House of Exile is published in the US by Farrar, Straus & Giroux, in the UK by Allen Lane /Penguin, in France (Chemins d’Exil) by Autrement, in Italy (La Casa dell’Esilio) by Saggi Bompiani, and in Spain (La Casa del exilio) by Circe.

== The Recluse ==
The Recluse (2012) is a biographical essay about solitude and the life of Eliza Emily Donnithorne, who was born 9 July 1821 in Capetown, South Africa, grew up in India and England, and died 20 May 1886 in Sydney, Australia. She is buried at Camperdown Cemetery in Newtown, NSW. The book examines the literary myth that she was the model for Miss Havisham in Charles Dickens’ novel Great Expectations.
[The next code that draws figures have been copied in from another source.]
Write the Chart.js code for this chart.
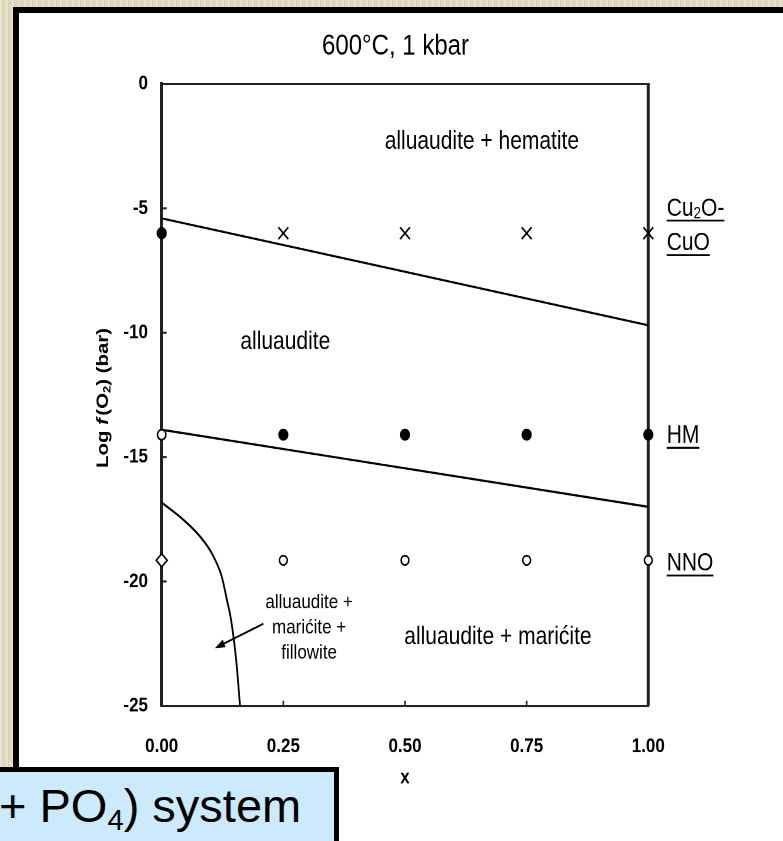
<!DOCTYPE html>
<html>
<head>
<meta charset="utf-8">
<script src="https://cdn.jsdelivr.net/npm/chart.js@4/dist/chart.umd.min.js"></script>
<style>
html,body{margin:0;padding:0;}
body{width:783px;height:841px;overflow:hidden;position:relative;
  background-color:#e2d8bf;
  background-image:repeating-linear-gradient(90deg, rgba(255,255,255,0.28) 0px, rgba(255,255,255,0.28) 2px, rgba(120,100,60,0.07) 2px, rgba(120,100,60,0.07) 3px, rgba(255,255,255,0) 3px, rgba(255,255,255,0) 6px);}
#panel{position:absolute;left:13px;top:7px;width:820px;height:900px;background:#fff;border-left:6px solid #000;border-top:6px solid #000;box-sizing:border-box;z-index:0;}
#wrap{position:absolute;left:0;top:0;width:783px;height:701px;transform:scaleY(1.19971);transform-origin:0 0;z-index:1;}
#box{position:absolute;left:-10px;top:767px;width:349px;height:100px;background:#cdeafc;border:5px solid #000;box-sizing:border-box;z-index:2;}
#boxtext{position:absolute;left:-1px;top:782px;font-family:"Liberation Sans",Arial,sans-serif;font-size:47px;line-height:47px;color:#000;white-space:nowrap;z-index:3;}
#boxtext sub{font-size:0.62em;vertical-align:-0.28em;line-height:0;}
</style>
</head>
<body>
<div id="panel"></div>
<div id="wrap"><canvas id="c" width="783" height="701"></canvas></div>
<div id="box"></div>
<div id="boxtext">+ PO<sub>4</sub>) system</div>
<script>
// ---------------- data ----------------
const xTickLabels = ['0.00', '0.25', '0.50', '0.75', '1.00'];
const yTickLabels = ['-25', '-20', '-15', '-10', '-5', '0'];

// Cu2O-CuO buffer row
const cuFilledX = [0];
const cuFilledY = [-6.0];
const cuCrossX = [0.25, 0.5, 0.75, 1.0];
const cuCrossY = [-6.0, -6.0, -6.0, -6.0];
// HM buffer row
const hmOpenX = [0];
const hmOpenY = [-14.1];
const hmFilledX = [0.25, 0.5, 0.75, 1.0];
const hmFilledY = [-14.1, -14.1, -14.1, -14.1];
// NNO buffer row
const nnoDiamondX = [0];
const nnoDiamondY = [-19.15];
const nnoOpenX = [0.25, 0.5, 0.75, 1.0];
const nnoOpenY = [-19.15, -19.15, -19.15, -19.15];
// phase boundaries
const upperBoundaryX = [0, 1];
const upperBoundaryY = [-5.4, -9.7];
const lowerBoundaryX = [0, 1];
const lowerBoundaryY = [-13.9, -17.0];
const fillowiteCurveX = [0, 0.0445, 0.0787, 0.1027, 0.1233, 0.134, 0.1425, 0.153, 0.161];
const fillowiteCurveY = [-16.83, -17.52, -18.19, -18.86, -19.8, -20.74, -21.54, -23.15, -25.0];

// labels
const titleText = '600°C, 1 kbar';
const xTitleText = 'x';
const regionTexts = ['alluaudite + hematite', 'alluaudite', 'alluaudite + marićite'];
const smallLabelLines = ['alluaudite +', 'marićite +', 'fillowite'];
const bufferTexts = ['HM', 'NNO'];

// ---------------- helpers ----------------
const FONT = '"Liberation Sans", Arial, Helvetica, sans-serif';
const zip = (xs, ys) => xs.map((x, i) => ({x: x, y: ys[i]}));

const regionLayout = [
  {x: 0.658, y: -2.33},
  {x: 0.254, y: -10.37},
  {x: 0.691, y: -22.25}
];
const smallLayout = {x: 0.303, y: [-20.86, -21.86, -22.87]};
const arrowLayout = {x1: 0.209, y1: -21.70, x2: 0.1095, y2: -22.68};

function setFont(ctx, size, weight, style) {
  ctx.font = (style || 'normal') + ' ' + (weight || 'normal') + ' ' + size + 'px ' + FONT;
}

function drawPieces(ctx, pieces, x, y, align) {
  let total = 0;
  pieces.forEach(p => { setFont(ctx, p.size, p.weight, p.style); p.w = ctx.measureText(p.t).width + (p.gap || 0); total += p.w; });
  let cx = align === 'center' ? x - total / 2 : x;
  const start = cx;
  ctx.textAlign = 'left';
  ctx.textBaseline = 'middle';
  pieces.forEach(p => {
    setFont(ctx, p.size, p.weight, p.style);
    ctx.fillText(p.t, cx, y + (p.dy || 0));
    cx += p.w;
  });
  return {start: start, width: total};
}

const framePlugin = {
  id: 'frame',
  beforeDatasetsDraw(chart) {
    const {ctx, chartArea: a, scales} = chart;
    ctx.save();
    ctx.strokeStyle = '#222';
    ctx.lineCap = 'butt';
    ctx.lineWidth = 2;
    ctx.beginPath(); ctx.moveTo(a.left - 1.5, a.top); ctx.lineTo(a.right + 1.5, a.top); ctx.stroke();
    ctx.lineWidth = 3;
    ctx.beginPath(); ctx.moveTo(a.right, a.top); ctx.lineTo(a.right, a.bottom); ctx.stroke();
    ctx.lineWidth = 1.6;
    scales.x.ticks.forEach(t => {
      const px = scales.x.getPixelForValue(t.value);
      if (px <= a.left + 2 || px >= a.right - 2) return;
      ctx.beginPath(); ctx.moveTo(px, a.bottom); ctx.lineTo(px, a.bottom - 4.2); ctx.stroke();
    });
    ctx.lineWidth = 1.8;
    scales.y.ticks.forEach(t => {
      const py = scales.y.getPixelForValue(t.value);
      if (py <= a.top + 2 || py >= a.bottom - 2) return;
      ctx.beginPath(); ctx.moveTo(a.left, py); ctx.lineTo(a.left + 5, py); ctx.stroke();
    });
    ctx.restore();
  }
};

const annotationPlugin = {
  id: 'annotations',
  afterDatasetsDraw(chart) {
    const {ctx, chartArea: a, scales} = chart;
    const X = v => scales.x.getPixelForValue(v);
    const Y = v => scales.y.getPixelForValue(v);
    ctx.save();
    ctx.fillStyle = '#000';
    ctx.strokeStyle = '#000';
    regionTexts.forEach((t, i) => {
      drawPieces(ctx, [{t: t, size: 21}], X(regionLayout[i].x), Y(regionLayout[i].y), 'center');
    });
    smallLabelLines.forEach((t, i) => {
      drawPieces(ctx, [{t: t, size: 17}], X(smallLayout.x), Y(smallLayout.y[i]), 'center');
    });
    const x1 = X(arrowLayout.x1), y1 = Y(arrowLayout.y1), x2 = X(arrowLayout.x2), y2 = Y(arrowLayout.y2);
    const ang = Math.atan2(y2 - y1, x2 - x1);
    ctx.lineWidth = 1.6;
    ctx.beginPath(); ctx.moveTo(x1, y1); ctx.lineTo(x2 - Math.cos(ang) * 6, y2 - Math.sin(ang) * 6); ctx.stroke();
    ctx.beginPath();
    ctx.moveTo(x2, y2);
    ctx.lineTo(x2 - Math.cos(ang) * 10 + Math.sin(ang) * 3.5, y2 - Math.sin(ang) * 10 - Math.cos(ang) * 3.5);
    ctx.lineTo(x2 - Math.cos(ang) * 10 - Math.sin(ang) * 3.5, y2 - Math.sin(ang) * 10 + Math.cos(ang) * 3.5);
    ctx.closePath(); ctx.fill();
    const lx = a.right + 18.4;
    const ul = (r, y) => { ctx.lineWidth = 1.6; ctx.beginPath(); ctx.moveTo(r.start, y + 9.8); ctx.lineTo(r.start + r.width, y + 9.8); ctx.stroke(); };
    let yy = Y(-5.02);
    ul(drawPieces(ctx, [{t: 'Cu', size: 21}, {t: '2', size: 13.5, dy: 4}, {t: 'O-', size: 21}], lx, yy, 'left'), yy);
    yy = Y(-6.41);
    ul(drawPieces(ctx, [{t: 'CuO', size: 21}], lx, yy, 'left'), yy);
    yy = Y(-14.15);
    ul(drawPieces(ctx, [{t: bufferTexts[0], size: 21}], lx, yy, 'left'), yy);
    yy = Y(-19.29);
    ul(drawPieces(ctx, [{t: bufferTexts[1], size: 21}], lx, yy, 'left'), yy);
    ctx.translate(103.5, (a.top + a.bottom) / 2 + 2.5);
    ctx.rotate(-Math.PI / 2);
    drawPieces(ctx, [
      {t: 'Log ', size: 17, weight: 'bold'},
      {t: 'f', size: 17, weight: 'bold', style: 'italic', gap: 2},
      {t: '(O', size: 17, weight: 'bold'},
      {t: '2', size: 11, weight: 'bold', dy: 4},
      {t: ') (bar)', size: 17, weight: 'bold'}
    ], 0, 0, 'center');
    ctx.restore();
  }
};

const lineDs = (label, xs, ys) => ({label: label, data: zip(xs, ys), showLine: true, borderColor: '#000', borderWidth: 1.8, pointRadius: 0, fill: false, clip: false, cubicInterpolationMode: 'monotone', order: 2});
const ptDs = (label, xs, ys, style, radius, fillCol, bw) => ({label: label, data: zip(xs, ys), showLine: false, pointStyle: style, pointRadius: radius, pointBackgroundColor: fillCol, pointBorderColor: '#000', pointBorderWidth: bw, clip: false, order: 1});

new Chart(document.getElementById('c'), {
  type: 'scatter',
  data: {
    datasets: [
      lineDs('Cu2O-CuO / hematite boundary', upperBoundaryX, upperBoundaryY),
      lineDs('marićite boundary', lowerBoundaryX, lowerBoundaryY),
      lineDs('fillowite boundary', fillowiteCurveX, fillowiteCurveY),
      ptDs('Cu2O-CuO, x=0', cuFilledX, cuFilledY, 'circle', 4.6, '#000', 1),
      ptDs('Cu2O-CuO', cuCrossX, cuCrossY, 'crossRot', 7, '#000', 1.5),
      ptDs('HM, x=0', hmOpenX, hmOpenY, 'circle', 4.2, '#fff', 1.5),
      ptDs('HM', hmFilledX, hmFilledY, 'circle', 4.6, '#000', 1),
      ptDs('NNO, x=0', nnoDiamondX, nnoDiamondY, 'rectRot', 5.5, '#fff', 1.5),
      ptDs('NNO', nnoOpenX, nnoOpenY, 'circle', 3.9, '#fff', 1.5)
    ]
  },
  options: {
    responsive: false,
    animation: false,
    devicePixelRatio: 2,
    events: [],
    layout: {padding: {left: 8, right: 0, top: 0, bottom: 0}, autoPadding: false},
    plugins: {
      legend: {display: false},
      tooltip: {enabled: false},
      title: {display: true, text: titleText, color: '#000', font: {family: FONT, size: 24, weight: 'normal'}, padding: {top: 24.5, bottom: 16.7}}
    },
    scales: {
      x: {
        type: 'linear', position: 'bottom', min: 0, max: 1,
        afterFit(s) { s.height = 112.7; },
        grid: {display: false, drawTicks: false},
        border: {display: true, color: '#222', width: 2},
        ticks: {stepSize: 0.25, autoSkip: false, maxRotation: 0, padding: 24, color: '#000',
          font: {family: FONT, size: 17, weight: 'bold'}, callback: (v, i) => xTickLabels[i]},
        title: {display: true, text: xTitleText, color: '#000', font: {family: FONT, size: 17, weight: 'bold'}, padding: {top: 0, bottom: 42.3}}
      },
      y: {
        type: 'linear', position: 'left', min: -25, max: 0,
        afterFit(s) { s.width = 153.7; },
        grid: {display: false, drawTicks: false},
        border: {display: true, color: '#222', width: 3},
        ticks: {stepSize: 5, autoSkip: false, padding: 13.7, color: '#000',
          font: {family: FONT, size: 17, weight: 'bold'}, callback: (v, i) => yTickLabels[i]}
      },
      y2: {
        type: 'linear', position: 'right', display: true,
        afterFit(s) { s.width = 134.7; },
        grid: {display: false, drawTicks: false},
        border: {display: false},
        ticks: {display: false}
      }
    }
  },
  plugins: [framePlugin, annotationPlugin]
});
</script>
</body>
</html>
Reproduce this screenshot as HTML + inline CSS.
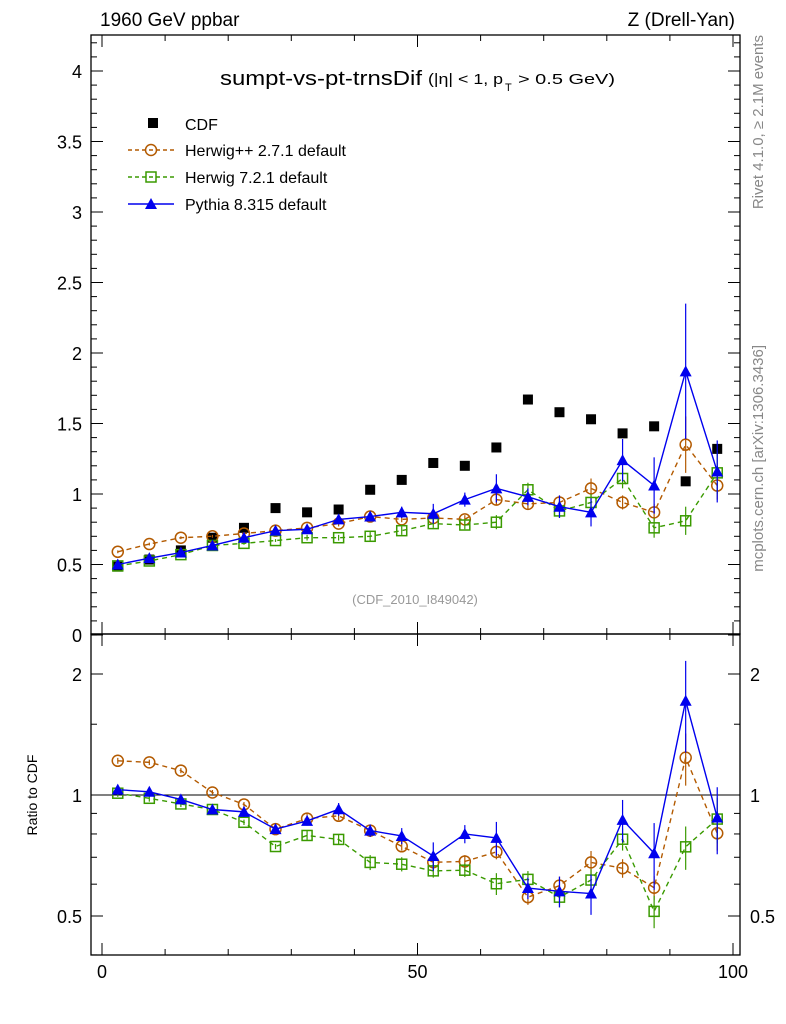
<!DOCTYPE html>
<html><head><meta charset="utf-8"><style>
body{margin:0;background:#fff;}
svg{display:block;font-family:"Liberation Sans",sans-serif;}
</style></head><body>
<svg id="c" width="786" height="1024" xmlns="http://www.w3.org/2000/svg"></svg>
<script>
const xCenters=[2.5,7.5,12.5,17.5,22.5,27.5,32.5,37.5,42.5,47.5,52.5,57.5,62.5,67.5,72.5,77.5,82.5,87.5,92.5,97.5];
const cdfVals=[0.485,0.535,0.60,0.69,0.76,0.90,0.87,0.89,1.03,1.10,1.22,1.20,1.33,1.67,1.58,1.53,1.43,1.48,1.09,1.32];
const herwigppVals=[0.59,0.645,0.69,0.70,0.72,0.74,0.76,0.79,0.84,0.82,0.83,0.82,0.96,0.93,0.94,1.04,0.94,0.87,1.35,1.06];
const herwig7Vals=[0.49,0.525,0.57,0.635,0.65,0.67,0.69,0.69,0.70,0.74,0.79,0.78,0.80,1.03,0.88,0.94,1.11,0.76,0.81,1.15];
const pythiaVals=[0.50,0.545,0.585,0.635,0.69,0.74,0.75,0.82,0.84,0.87,0.86,0.96,1.04,0.98,0.91,0.87,1.24,1.06,1.87,1.16];
const herwigppErr=[0.01,0.01,0.01,0.01,0.01,0.01,0.02,0.02,0.03,0.02,0.03,0.03,0.04,0.04,0.05,0.07,0.05,0.06,0.2,0.1];
const herwig7Err=[0.01,0.01,0.01,0.01,0.01,0.01,0.02,0.02,0.03,0.03,0.03,0.03,0.05,0.05,0.05,0.06,0.07,0.07,0.1,0.15];
const pythiaErr=[0.01,0.01,0.01,0.01,0.02,0.02,0.02,0.03,0.03,0.04,0.07,0.05,0.10,0.06,0.08,0.10,0.15,0.20,0.48,0.22];
const mainTicks=[0,0.5,1,1.5,2,2.5,3,3.5,4];
const mainTickLabels=["0","0.5","1","1.5","2","2.5","3","3.5","4"];
const ratioTicks=[0.5,1,2];
const xTicks=[0,50,100];

const svg=document.getElementById('c');
const NS='http://www.w3.org/2000/svg';
function el(t,a,p){const e=document.createElementNS(NS,t);for(const k in a)e.setAttribute(k,a[k]);(p||svg).appendChild(e);return e;}
const L=91,R=740,T=35,M=634,B=955;
const X=v=>102+v*6.31;
const Y=v=>635-v*141;
const YR=v=>795-Math.log2(v)*121;

let f=el('rect',{x:L,y:T,width:R-L,height:M-T,fill:'none',stroke:'#000','stroke-width':1.3});

f=el('rect',{x:L,y:M,width:R-L,height:B-M,fill:'none',stroke:'#000','stroke-width':1.3});


function txt(x,y,s,opt){const t=el('text',Object.assign({x:x,y:y,'font-size':18},opt||{}));t.textContent=s;return t;}
mainTicks.forEach((v,i)=>{
 const y=Y(v);
 el('line',{x1:L,x2:L+12,y1:y,y2:y,stroke:'#000'});el('line',{x1:R,x2:R-12,y1:y,y2:y,stroke:'#000'});
 for(let k=1;k<5;k++){const ym=Y(v+k*0.1);if(ym>T){el('line',{x1:L,x2:L+6,y1:ym,y2:ym,stroke:'#000'});el('line',{x1:R,x2:R-6,y1:ym,y2:ym,stroke:'#000'});}}
 const t=txt(82,y+7,mainTickLabels[i],{'text-anchor':'end'});
 
});
for(let v=0;v<=100;v+=10){const big=v%50==0;const h=big?12:6;
 [M,B].forEach(b=>{el('line',{x1:X(v),x2:X(v),y1:b,y2:b-h,stroke:'#000'});});
 el('line',{x1:X(v),x2:X(v),y1:T,y2:T+h,stroke:'#000'});el('line',{x1:X(v),x2:X(v),y1:M,y2:M+h,stroke:'#000'});}
xTicks.forEach(v=>{const t=txt(X(v),978,String(v),{'text-anchor':'middle'});});
ratioTicks.forEach(v=>{const y=YR(v);
 el('line',{x1:L,x2:L+12,y1:y,y2:y,stroke:'#000'});el('line',{x1:R,x2:R-12,y1:y,y2:y,stroke:'#000'});
 let t=txt(82,y+7,String(v),{'text-anchor':'end'});
 t=txt(750,y+7,String(v));});
[0.4,0.6,0.7,0.8,0.9,1.5,2.5].forEach(v=>{const y=YR(v);if(y>M&&y<B){el('line',{x1:L,x2:L+6,y1:y,y2:y,stroke:'#000'});el('line',{x1:R,x2:R-6,y1:y,y2:y,stroke:'#000'});}});
el('line',{x1:L,x2:R,y1:YR(1),y2:YR(1),stroke:'#000'});

let t=txt(100,26,'1960 GeV ppbar',{'font-size':19});
t=txt(735,26,'Z (Drell-Yan)',{'font-size':19,'text-anchor':'end'});
t=txt(220,85,'sumpt-vs-pt-trnsDif',{'font-size':20,textLength:202,lengthAdjust:'spacingAndGlyphs'});
t=txt(428,84,'(|η| < 1, p',{'font-size':15,textLength:75,lengthAdjust:'spacingAndGlyphs'});
txt(505,91,'T',{'font-size':11});
txt(518,84,'> 0.5 GeV)',{'font-size':15,textLength:97,lengthAdjust:'spacingAndGlyphs'});
t=txt(415,604,'(CDF_2010_I849042)',{'font-size':13,fill:'#999','text-anchor':'middle'});
t=txt(0,0,'Ratio to CDF',{'font-size':14,transform:'translate(37,795) rotate(-90)','text-anchor':'middle'});
t=txt(0,0,'Rivet 4.1.0, ≥ 2.1M events',{'font-size':15,fill:'#888',transform:'translate(763,35) rotate(-90)','text-anchor':'end'});
t=txt(0,0,'mcplots.cern.ch [arXiv:1306.3436]',{'font-size':15,fill:'#888',transform:'translate(763,345) rotate(-90)','text-anchor':'end'});

function marker(kind,x,y,col,g){
 if(kind=='sq')return el('rect',{x:x-5,y:y-5,width:10,height:10,fill:'#000'},g);
 if(kind=='circ')return el('circle',{cx:x,cy:y,r:5.5,fill:'none',stroke:col,'stroke-width':1.5},g);
 if(kind=='osq')return el('rect',{x:x-5,y:y-5,width:10,height:10,fill:'none',stroke:col,'stroke-width':1.5},g);
 return el('polygon',{points:`${x},${y-6} ${x-6},${y+5} ${x+6},${y+5}`,fill:col},g);
}
const series=[
 {name:'herwigpp',vals:herwigppVals,err:herwigppErr,col:'#b35a00',kind:'circ',dash:'5,4',label:'Herwig++ 2.7.1 default'},
 {name:'herwig7',vals:herwig7Vals,err:herwig7Err,col:'#3a9a00',kind:'osq',dash:'5,4',label:'Herwig 7.2.1 default'},
 {name:'pythia',vals:pythiaVals,err:pythiaErr,col:'#0000ee',kind:'tri',dash:null,label:'Pythia 8.315 default'}];
const gd=el('g',{});
xCenters.forEach((x,i)=>{const m=marker('sq',X(x),Y(cdfVals[i]),'#000',gd);});
function drawSeries(s,yf,vals,panel){
 const g=el('g',{});
 const pts=xCenters.map((x,i)=>X(x)+','+yf(vals[i])).join(' ');
 const a={points:pts,fill:'none',stroke:s.col,'stroke-width':1.4};if(s.dash)a['stroke-dasharray']=s.dash;
 el('polyline',a,g);
 xCenters.forEach((x,i)=>{const e=s.err[i]*(panel=='ratio'?1/cdfVals[i]:1);
  el('line',{x1:X(x),x2:X(x),y1:yf(vals[i]+e),y2:yf(Math.max(vals[i]-e,0.05)),stroke:s.col,'stroke-width':1.2},g);
  const m=marker(s.kind,X(x),yf(vals[i]),s.col,g);});
}
series.forEach(s=>{
 drawSeries(s,Y,s.vals,'main');
 drawSeries(s,YR,s.vals.map((v,i)=>v/cdfVals[i]),'ratio');
});
const lg=el('g',{});
marker('sq',153,123,'#000',lg);let lt=txt(185,130,'CDF',{'font-size':16});lg.appendChild(lt);
series.forEach((s,i)=>{const y=150+i*27;const a={x1:128,x2:174,y1:y,y2:y,stroke:s.col,'stroke-width':1.4};if(s.dash)a['stroke-dasharray']='4,3';
 el('line',a,lg);marker(s.kind,151,y,s.col,lg);const tt=txt(185,y+6,s.label,{'font-size':16});lg.appendChild(tt);
 });
</script>
</body></html>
It was shortlisted for the 2014 Magarey medal for biography.

== The Dancer ==
The Dancer tells the story of a young woman who comes of age in the 1970s, her origins and influences and adventures, and the tragic circumstances of her early death in a remote hilltown in southern India. It is a literary biography of the experimental dance artist and choreographer Philippa Cullen, who was born 24 March 1950 in Melbourne, Australia, and died 3 July 1975 in Kodaikanal, Tamil Nadu, India. She studied all forms of dance and dance-ideas. To create her own soundscapes, she developed theremins and movement-sensitive floors, which she called body-instruments. She believed that dance is an outer manifestation of inner energy and that it articulates more clearly than language. From the late 1960s to the early 1970s, she worked with other dancers and performers, musicians, engineers and visual artists, including electronic-music composer Greg Schiemer in Australia, composer Karlheinz Stockhausen in Germany, and academics at the Institute of Sonology in the Netherlands. With the writer George Alexander she created her sound-ballet Utter. With Stockhausen she collaborated on the meditative work Inori. The curator Kiffy Rubbo wrote: “It is almost impossible to describe the special quality of Philippa’s dance – her ability to communicate and to liberate the energy and beauty of the body...her stillness and energy...her singular spirit”.

==Bibliography==

===Books===
- House of Exile (2008)
- The Recluse (2012)
- The Dancer: a Biography for Philippa Cullen (2021)

===Essays===
- Juers, Evelyn (2023). "Totality in Wallal. Woolf in Yorkshire. Einstein in Scharbeutz."
- Juers, Evelyn (2025). "Baltic Blues. And Other Colours."

===Articles===
- Juers, Evelyn (2011). "'Take this waltz' : leaving Vienna, city of windows"
- Juers, Evelyn (March 2012). "The burdens and genius of Charles Dickens". Australian Book Review (no. 339)
- Juers, Evelyn (January 29, 2013). "Tripped up, tripped out: Questions of Travel by Michelle de Kretser". Sydney Review of Books.
- Juers, Evelyn (September 6, 2013). "Nature's Art". Sydney Review of Books.
- Juers, Evelyn (August 8, 2014). "Forms of surveillance: Bertolt Brecht: A Literary Life by Stephen Parker". Sydney Review of Books
- Juers, Evelyn (February 7, 2017). "Wild Things: The Invention of Nature by Andrea Wulf". Sydney Review of Books.
- Juers, Evelyn (January–February 2017). "Cursed Legacy: The Tragic Life of Klaus Mann by Frederic Spotts". Australian Book Review (no. 388).
- Juers, Evelyn (July 3, 2018). "Something Terrific: Emily Brontë's 200 Years". Sydney Review of Books.
- Juers, Evelyn (September 16, 2021). "A great takes on a great: Colm Toibin's ambitious new novel". Sydney Morning Herald.
- Juers, Evelyn (April 4, 2022). "The Witchery of Mallacoota Or, What Makes a True Naturalist?". Sydney Review of Books.